Research Issues
1)
Research Goal: The goal of AI research should be to create not undirected intelligence, but beneficial intelligence.
2)
Research Funding: Investments in AI should be
accompanied by funding for research on ensuring its beneficial use,
including thorny questions in computer science, economics, law, ethics,
and social studies, such as:
- How can we make future AI systems highly robust, so that they do what we want without malfunctioning or getting hacked?
- How can we grow our prosperity through automation while maintaining people’s resources and purpose?
- How can we update our legal systems to be more fair and efficient,
to keep pace with AI, and to manage the risks associated with AI?
- What set of values should AI be aligned with, and what legal and ethical status should it have?
3)
Science-Policy Link: There should be constructive and healthy exchange between AI researchers and policy-makers.
4)
Research Culture: A culture of cooperation, trust, and transparency should be fostered among researchers and developers of AI.
5)
Race Avoidance: Teams developing AI systems should actively cooperate to avoid corner-cutting on safety standards.
Ethics and Values
6)
Safety: AI systems should be safe and secure throughout their operational lifetime, and verifiably so where applicable and feasible.
7)
Failure Transparency: If an AI system causes harm, it should be possible to ascertain why.
8)
Judicial Transparency: Any involvement by an
autonomous system in judicial decision-making should provide a
satisfactory explanation auditable by a competent human authority.
9)
Responsibility: Designers and builders of
advanced AI systems are stakeholders in the moral implications of their
use, misuse, and actions, with a responsibility and opportunity to shape
those implications.
10)
Value Alignment: Highly autonomous AI systems
should be designed so that their goals and behaviors can be assured to
align with human values throughout their operation.
11)
Human Values: AI systems should be designed and
operated so as to be compatible with ideals of human dignity, rights,
freedoms, and cultural diversity.
12)
Personal Privacy: People should have the right
to access, manage and control the data they generate, given AI systems’

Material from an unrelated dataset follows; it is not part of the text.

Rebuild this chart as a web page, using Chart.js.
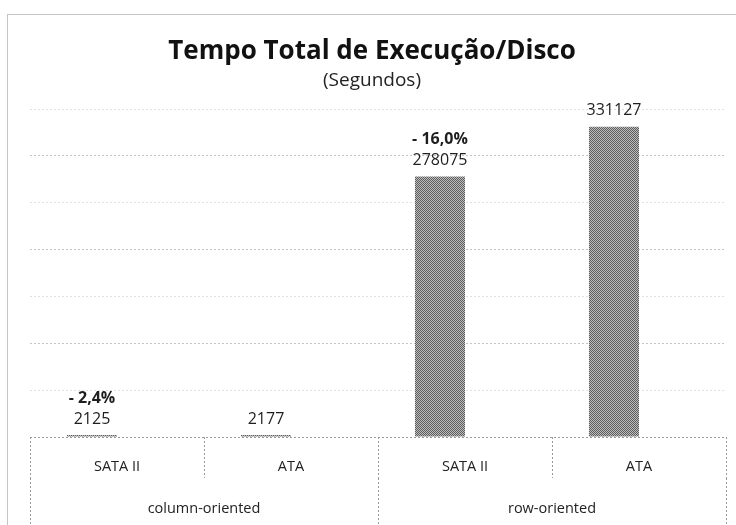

power to analyze and utilize that data.
13)
Liberty and Privacy: The application of AI to personal data must not unreasonably curtail people’s real or perceived liberty.
14)
Shared Benefit: AI technologies should benefit and empower as many people as possible.
15)
Shared Prosperity: The economic prosperity created by AI should be shared broadly, to benefit all of humanity.
16)
Human Control: Humans should choose how and whether to delegate decisions to AI systems, to accomplish human-chosen objectives.
17)
Non-subversion: The power conferred by control
of highly advanced AI systems should respect and improve, rather than
subvert, the social and civic processes on which the health of society
depends.
18)
AI Arms Race: An arms race in lethal autonomous weapons should be avoided.
Longer-term Issues
19)
Capability Caution: There being no consensus, we should avoid strong assumptions regarding upper limits on future AI capabilities.
20)
Importance: Advanced AI could represent a
profound change in the history of life on Earth, and should be planned
for and managed with commensurate care and resources.
21)
Risks: Risks posed by AI systems, especially
catastrophic or existential risks, must be subject to planning and
mitigation efforts commensurate with their expected impact.
22)
Recursive Self-Improvement: AI systems designed
to recursively self-improve or self-replicate in a manner that could
lead to rapidly increasing quality or quantity must be subject to strict
safety and control measures.
23)
Common Good: Superintelligence should only be
developed in the service of widely shared ethical ideals, and for the
benefit of all humanity rather than one state or organization.